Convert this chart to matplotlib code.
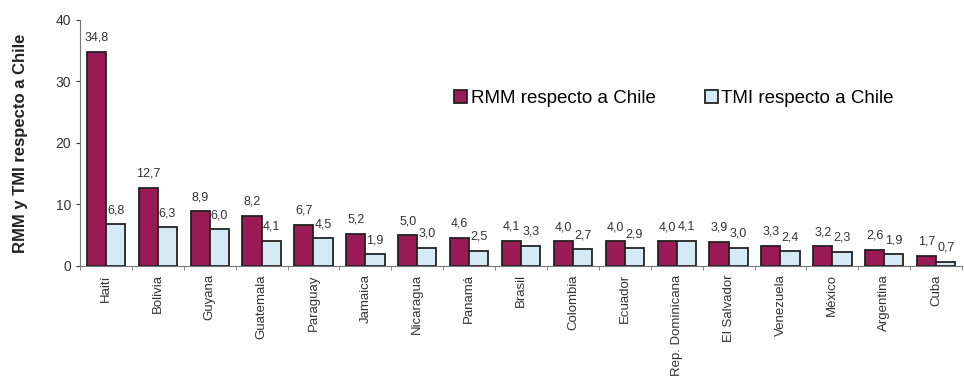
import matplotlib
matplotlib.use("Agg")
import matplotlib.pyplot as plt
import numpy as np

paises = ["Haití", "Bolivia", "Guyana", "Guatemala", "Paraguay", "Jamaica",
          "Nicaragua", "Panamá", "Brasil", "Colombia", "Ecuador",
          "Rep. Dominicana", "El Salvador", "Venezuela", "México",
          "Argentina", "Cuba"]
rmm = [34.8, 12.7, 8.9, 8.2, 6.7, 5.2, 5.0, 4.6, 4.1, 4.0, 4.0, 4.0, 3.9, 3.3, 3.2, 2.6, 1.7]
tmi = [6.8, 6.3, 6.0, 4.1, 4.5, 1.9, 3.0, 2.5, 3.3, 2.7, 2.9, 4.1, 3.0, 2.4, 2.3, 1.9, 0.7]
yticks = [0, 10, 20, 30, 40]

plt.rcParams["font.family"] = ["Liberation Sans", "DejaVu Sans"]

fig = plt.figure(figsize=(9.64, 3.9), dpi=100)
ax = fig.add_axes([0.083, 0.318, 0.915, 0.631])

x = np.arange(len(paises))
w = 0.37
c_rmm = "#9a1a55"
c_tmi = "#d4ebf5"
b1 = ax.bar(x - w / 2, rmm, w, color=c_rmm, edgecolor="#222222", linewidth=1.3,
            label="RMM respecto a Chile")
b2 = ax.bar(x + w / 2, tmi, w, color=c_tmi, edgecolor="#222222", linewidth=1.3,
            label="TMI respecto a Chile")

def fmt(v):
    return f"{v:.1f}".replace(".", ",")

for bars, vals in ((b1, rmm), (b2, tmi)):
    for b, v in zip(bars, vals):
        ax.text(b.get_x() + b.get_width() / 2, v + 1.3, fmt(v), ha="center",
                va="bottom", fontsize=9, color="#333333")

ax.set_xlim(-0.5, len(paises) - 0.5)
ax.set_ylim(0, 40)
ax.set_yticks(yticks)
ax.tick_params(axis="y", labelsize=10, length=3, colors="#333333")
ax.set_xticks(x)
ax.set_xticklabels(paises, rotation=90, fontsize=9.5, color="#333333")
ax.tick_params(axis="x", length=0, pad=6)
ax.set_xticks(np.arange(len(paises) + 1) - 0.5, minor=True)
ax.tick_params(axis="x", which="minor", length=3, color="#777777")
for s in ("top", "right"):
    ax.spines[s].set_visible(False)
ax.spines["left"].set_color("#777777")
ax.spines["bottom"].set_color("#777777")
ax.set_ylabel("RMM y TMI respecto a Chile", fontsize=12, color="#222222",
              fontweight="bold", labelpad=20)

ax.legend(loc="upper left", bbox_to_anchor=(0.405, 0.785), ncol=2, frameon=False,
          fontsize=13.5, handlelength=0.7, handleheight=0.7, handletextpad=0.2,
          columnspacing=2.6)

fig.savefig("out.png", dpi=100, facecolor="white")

════════════════

**SHORT PROBLEM:**
From the first line above down to the line with "import numpy as np", reproduce every line and no others, omitting pictures.

**EXPECTED ANSWER:**
Convert this chart to matplotlib code.
import matplotlib
matplotlib.use("Agg")
import matplotlib.pyplot as plt
import numpy as np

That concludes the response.